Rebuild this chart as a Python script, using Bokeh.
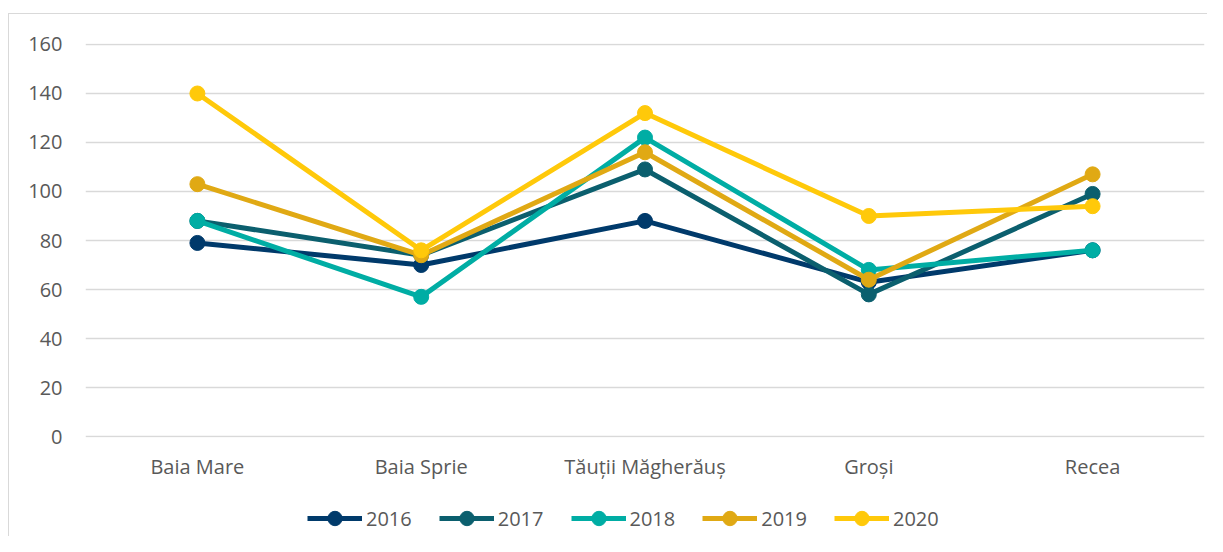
from bokeh.plotting import figure
from bokeh.layouts import column
from bokeh.models import Legend, LegendItem, FixedTicker, Range1d
from bokeh.embed import file_html
from bokeh.resources import INLINE

categories = ["Baia Mare", "Baia Sprie", "Tăuții Măgherăuș", "Groși", "Recea"]
years = ["2016", "2017", "2018", "2019", "2020"]
v2016 = [79, 70, 88, 63, 76]
v2017 = [88, 74, 109, 58, 99]
v2018 = [88, 57, 122, 68, 76]
v2019 = [103, 74, 116, 64, 107]
v2020 = [140, 76, 132, 90, 94]
series = [v2016, v2017, v2018, v2019, v2020]
colors = ["#003A6B", "#0B5F6E", "#00ADA4", "#E0A914", "#FFC90A"]
y_ticks = [0, 20, 40, 60, 80, 100, 120, 140, 160]

FONT = "Open Sans"
TXT = "#595959"

p = figure(x_range=categories, width=1198, height=468, output_backend="svg",
           toolbar_location=None, min_border_left=76, min_border_right=3,
           min_border_top=29, min_border_bottom=45)
p.y_range = Range1d(-0.4, 160.4)
p.x_range.range_padding = 0
p.outline_line_color = None
p.background_fill_color = "white"
p.border_fill_color = "white"

p.yaxis.ticker = FixedTicker(ticks=y_ticks)
for ax in (p.xaxis, p.yaxis):
    ax.axis_line_color = None
    ax.major_tick_line_color = None
    ax.minor_tick_line_color = None
    ax.major_tick_out = 0
    ax.major_tick_in = 0
    ax.major_label_text_font = FONT
    ax.major_label_text_font_size = "20px"
    ax.major_label_text_color = TXT
p.yaxis.major_label_standoff = 23
p.xaxis.major_label_standoff = 15
p.xgrid.grid_line_color = None
p.ygrid.grid_line_color = "#d9d9d9"
p.ygrid.grid_line_width = 1.5
p.ygrid.ticker = FixedTicker(ticks=y_ticks)

for yr, vals, c in zip(years, series, colors):
    p.line(categories, vals, line_color=c, line_width=5, line_join="round")
    p.scatter(categories, vals, size=15, fill_color=c, line_color=c)

# legend-only strip below the chart (series drawn off-range, only legend shows)
lg = figure(x_range=categories, width=1198, height=54, output_backend="svg",
            toolbar_location=None, y_range=Range1d(-20, -10),
            min_border_left=0, min_border_right=0, min_border_top=0,
            min_border_bottom=0)
lg.axis.visible = False
lg.outline_line_color = None
lg.grid.visible = False
lg.border_fill_color = "white"
lg.background_fill_color = "white"
items = []
for yr, vals, c in zip(years, series, colors):
    r1 = lg.line(categories, vals, line_color=c, line_width=5)
    r2 = lg.scatter(categories, vals, size=15, fill_color=c, line_color=c)
    items.append(LegendItem(label=yr, renderers=[r1, r2]))

legend = Legend(items=items, orientation="horizontal", location=(222, 0),
                label_text_font=FONT, label_text_font_size="20px",
                label_text_color=TXT, glyph_width=55, glyph_height=36,
                spacing=27, label_standoff=4, border_line_color=None,
                background_fill_alpha=0, margin=0, padding=0)
lg.add_layout(legend, "center")

layout = column(p, lg, spacing=0)
layout.margin = (13, 0, 0, 8)
layout.styles = {"border-top": "1px solid #d9d9d9", "border-left": "1px solid #d9d9d9"}

open("out.html", "w").write(file_html(layout, INLINE))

───

- _Task details_:
Without any pictures, reproduce the lines from the first one in the material through the line that has "from bokeh.resources import INLINE", exactly as they appear.

- _Written reply_:
Rebuild this chart as a Python script, using Bokeh.
from bokeh.plotting import figure
from bokeh.layouts import column
from bokeh.models import Legend, LegendItem, FixedTicker, Range1d
from bokeh.embed import file_html
from bokeh.resources import INLINE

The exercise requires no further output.